-- Supplied data --
----
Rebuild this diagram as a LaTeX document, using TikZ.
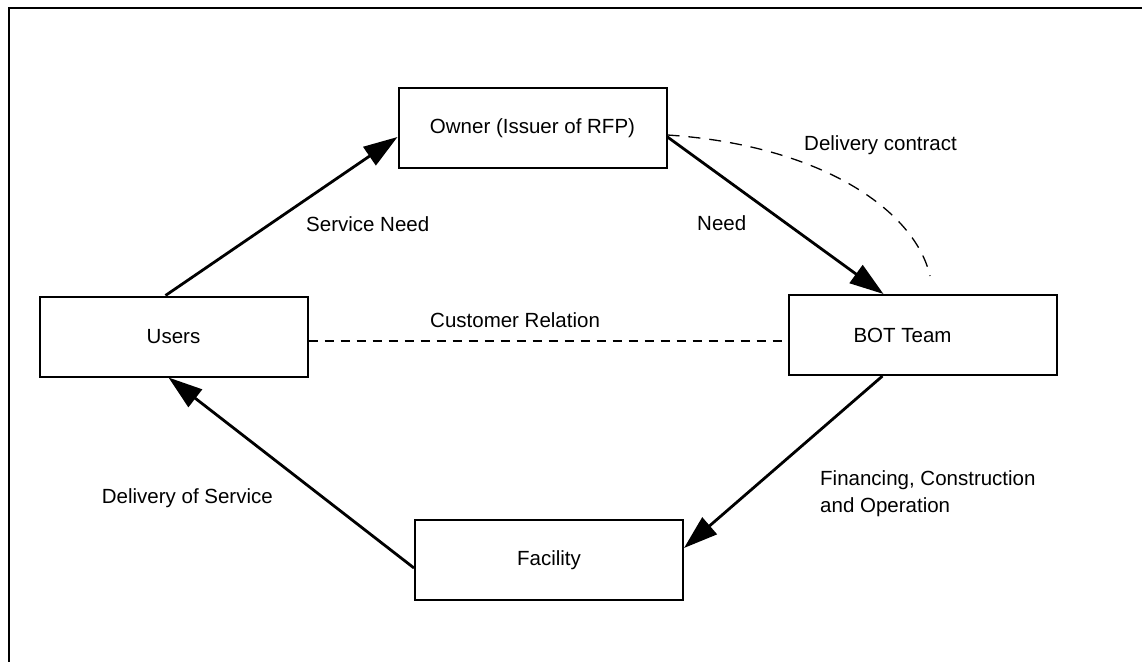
\documentclass[tikz,border=0pt]{standalone}
\usepackage{fontspec}
\setmainfont{Liberation Sans}
\usetikzlibrary{arrows.meta}
\newcommand\diaglbl{\fontsize{20.5}{27}\selectfont}
\begin{document}
\begin{tikzpicture}[x=1pt,y=-1pt,
  box/.style={draw, line width=2pt, minimum width=268pt, minimum height=80pt, inner sep=0pt, font=\diaglbl},
  flow/.style={line width=2.8pt, -{Triangle[length=34pt,width=22pt]}},
  rel/.style={line width=1.3pt, dash pattern=on 9pt off 7pt},
  relcurve/.style={line width=1.3pt, dash pattern=on 12pt off 9pt},
  lbl/.style={font=\diaglbl, inner sep=0pt},
  frame/.style={line width=2pt}]
\useasboundingbox (0,0) rectangle (1142,661);
\draw[frame] (1150,8) -- (9,8) -- (9,670);
% boxes
\node[box] (owner) at (532.5,128) {Owner (Issuer of RFP)};
\node[box] (users) at (173.5,336.5) {Users};
\node[box] (bot) at (922.5,335) {BOT Team\hspace*{40pt}};
\node[box] (fac) at (549,560) {Facility};
% labels
\node[lbl, anchor=base west] (sn) at (306,231) {Service Need};
\node[lbl, anchor=base west] (nd) at (697,230) {Need};
\node[lbl, anchor=base west] (dcl) at (804,150) {Delivery contract};
\node[lbl, anchor=base west] (cr) at (430,327) {Customer Relation};
\node[lbl, anchor=base east] (ds) at (273,503) {Delivery of Service};
\node[lbl, anchor=north west, align=left] (fco) at (820,470) {Financing, Construction\\and Operation};
% connectors
\draw[flow] ([xshift=-8pt]users.north) -- ([yshift=-9pt]owner.west);
\draw[flow] ([yshift=-9pt]owner.east) -- ([xshift=-39pt]bot.north);
\draw[flow] ([xshift=-40pt]bot.south) -- ([yshift=12pt]fac.east);
\draw[flow] ([yshift=-8pt]fac.west) -- ([xshift=-5pt]users.south);
\draw[rel] ([yshift=-4.5pt]users.east) -- ([yshift=-6pt]bot.west);
\coordinate (dcend) at (930,276);
\draw[relcurve] ([yshift=-7pt]owner.east) .. controls (820,145) and (915,210) .. (dcend);
\end{tikzpicture}
\end{document}
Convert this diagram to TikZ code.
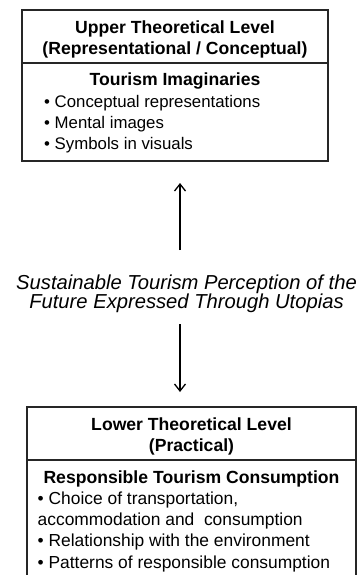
\documentclass[tikz,border=0pt]{standalone}
\usepackage{fontspec}
\setmainfont{Liberation Sans}
\usetikzlibrary{arrows.meta}
\tikzset{
  boxline/.style={line width=1.3pt, draw=black!85},
  ttl/.style={font=\fontsize{17.6}{20}\selectfont\bfseries, anchor=base, inner sep=0pt},
  itm/.style={font=\fontsize{16.8}{20}\selectfont, anchor=base west, inner sep=0pt},
  itmb/.style={font=\fontsize{17.4}{20}\selectfont, anchor=base west, inner sep=0pt},
  midtxt/.style={font=\fontsize{20.2}{22}\selectfont\itshape, anchor=base, inner sep=0pt},
  arr/.style={line width=1.3pt, -{Straight Barb[length=7pt,width=11pt]}}
}
\begin{document}
\begin{tikzpicture}[x=1pt,y=-1pt]
\useasboundingbox (0,0) rectangle (361,575);
\clip (0,0) rectangle (361,575);
% upper box
\draw[boxline] (22,10) rectangle (328,161);
\draw[boxline] (22,63) -- (328,63);
\node[ttl] (u1) at (175,33.3) {Upper Theoretical Level};
\node[ttl] (u2) at (175,55) {(Representational / Conceptual)};
\node[ttl] (u3) at (175,86) {Tourism Imaginaries};
\node[itm] (u4) at (44,107.5) {\textbullet\ Conceptual representations};
\node[itm] (u5) at (44,128.5) {\textbullet\ Mental images};
\node[itm] (u6) at (44,149) {\textbullet\ Symbols in visuals};
% middle text
\node[midtxt] (m1) at (186.5,289) {Sustainable Tourism Perception of the};
\node[midtxt] (m2) at (186.5,308.3) {Future Expressed Through Utopias};
% arrows
\coordinate (a1) at (180,250);
\coordinate (a2) at (180,183);
\coordinate (b1) at (180,324);
\coordinate (b2) at (180,392);
\draw[arr] (a1) -- (a2);
\draw[arr] (b1) -- (b2);
% lower box
\draw[boxline] (27,590) -- (27,407) -- (356,407) -- (356,590);
\draw[boxline] (27,460) -- (356,460);
\node[ttl] (l1) at (191.5,430.7) {Lower Theoretical Level};
\node[ttl] (l2) at (191.5,451) {(Practical)};
\node[ttl] (l3) at (191.5,483.3) {Responsible Tourism Consumption};
\node[itmb] (l4) at (37.5,504) {\textbullet\ Choice of transportation,};
\node[itmb] (l5) at (37.5,525.7) {accommodation and\ \ consumption};
\node[itmb] (l6) at (37.5,546.7) {\textbullet\ Relationship with the environment};
\node[itmb] (l7) at (37.5,568.3) {\textbullet\ Patterns of responsible consumption};
\end{tikzpicture}
\end{document}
----
-- To do --
Output every entry verbatim. Pictures do not belong in the copy.

-- Answer to the task --
Rebuild this diagram as a LaTeX document, using TikZ.
\documentclass[tikz,border=0pt]{standalone}
\usepackage{fontspec}
\setmainfont{Liberation Sans}
\usetikzlibrary{arrows.meta}
\newcommand\diaglbl{\fontsize{20.5}{27}\selectfont}
\begin{document}
\begin{tikzpicture}[x=1pt,y=-1pt,
  box/.style={draw, line width=2pt, minimum width=268pt, minimum height=80pt, inner sep=0pt, font=\diaglbl},
  flow/.style={line width=2.8pt, -{Triangle[length=34pt,width=22pt]}},
  rel/.style={line width=1.3pt, dash pattern=on 9pt off 7pt},
  relcurve/.style={line width=1.3pt, dash pattern=on 12pt off 9pt},
  lbl/.style={font=\diaglbl, inner sep=0pt},
  frame/.style={line width=2pt}]
\useasboundingbox (0,0) rectangle (1142,661);
\draw[frame] (1150,8) -- (9,8) -- (9,670);
% boxes
\node[box] (owner) at (532.5,128) {Owner (Issuer of RFP)};
\node[box] (users) at (173.5,336.5) {Users};
\node[box] (bot) at (922.5,335) {BOT Team\hspace*{40pt}};
\node[box] (fac) at (549,560) {Facility};
% labels
\node[lbl, anchor=base west] (sn) at (306,231) {Service Need};
\node[lbl, anchor=base west] (nd) at (697,230) {Need};
\node[lbl, anchor=base west] (dcl) at (804,150) {Delivery contract};
\node[lbl, anchor=base west] (cr) at (430,327) {Customer Relation};
\node[lbl, anchor=base east] (ds) at (273,503) {Delivery of Service};
\node[lbl, anchor=north west, align=left] (fco) at (820,470) {Financing, Construction\\and Operation};
% connectors
\draw[flow] ([xshift=-8pt]users.north) -- ([yshift=-9pt]owner.west);
\draw[flow] ([yshift=-9pt]owner.east) -- ([xshift=-39pt]bot.north);
\draw[flow] ([xshift=-40pt]bot.south) -- ([yshift=12pt]fac.east);
\draw[flow] ([yshift=-8pt]fac.west) -- ([xshift=-5pt]users.south);
\draw[rel] ([yshift=-4.5pt]users.east) -- ([yshift=-6pt]bot.west);
\coordinate (dcend) at (930,276);
\draw[relcurve] ([yshift=-7pt]owner.east) .. controls (820,145) and (915,210) .. (dcend);
\end{tikzpicture}
\end{document}
Convert this diagram to TikZ code.
\documentclass[tikz,border=0pt]{standalone}
\usepackage{fontspec}
\setmainfont{Liberation Sans}
\usetikzlibrary{arrows.meta}
\tikzset{
  boxline/.style={line width=1.3pt, draw=black!85},
  ttl/.style={font=\fontsize{17.6}{20}\selectfont\bfseries, anchor=base, inner sep=0pt},
  itm/.style={font=\fontsize{16.8}{20}\selectfont, anchor=base west, inner sep=0pt},
  itmb/.style={font=\fontsize{17.4}{20}\selectfont, anchor=base west, inner sep=0pt},
  midtxt/.style={font=\fontsize{20.2}{22}\selectfont\itshape, anchor=base, inner sep=0pt},
  arr/.style={line width=1.3pt, -{Straight Barb[length=7pt,width=11pt]}}
}
\begin{document}
\begin{tikzpicture}[x=1pt,y=-1pt]
\useasboundingbox (0,0) rectangle (361,575);
\clip (0,0) rectangle (361,575);
% upper box
\draw[boxline] (22,10) rectangle (328,161);
\draw[boxline] (22,63) -- (328,63);
\node[ttl] (u1) at (175,33.3) {Upper Theoretical Level};
\node[ttl] (u2) at (175,55) {(Representational / Conceptual)};
\node[ttl] (u3) at (175,86) {Tourism Imaginaries};
\node[itm] (u4) at (44,107.5) {\textbullet\ Conceptual representations};
\node[itm] (u5) at (44,128.5) {\textbullet\ Mental images};
\node[itm] (u6) at (44,149) {\textbullet\ Symbols in visuals};
% middle text
\node[midtxt] (m1) at (186.5,289) {Sustainable Tourism Perception of the};
\node[midtxt] (m2) at (186.5,308.3) {Future Expressed Through Utopias};
% arrows
\coordinate (a1) at (180,250);
\coordinate (a2) at (180,183);
\coordinate (b1) at (180,324);
\coordinate (b2) at (180,392);
\draw[arr] (a1) -- (a2);
\draw[arr] (b1) -- (b2);
% lower box
\draw[boxline] (27,590) -- (27,407) -- (356,407) -- (356,590);
\draw[boxline] (27,460) -- (356,460);
\node[ttl] (l1) at (191.5,430.7) {Lower Theoretical Level};
\node[ttl] (l2) at (191.5,451) {(Practical)};
\node[ttl] (l3) at (191.5,483.3) {Responsible Tourism Consumption};
\node[itmb] (l4) at (37.5,504) {\textbullet\ Choice of transportation,};
\node[itmb] (l5) at (37.5,525.7) {accommodation and\ \ consumption};
\node[itmb] (l6) at (37.5,546.7) {\textbullet\ Relationship with the environment};
\node[itmb] (l7) at (37.5,568.3) {\textbullet\ Patterns of responsible consumption};
\end{tikzpicture}
\end{document}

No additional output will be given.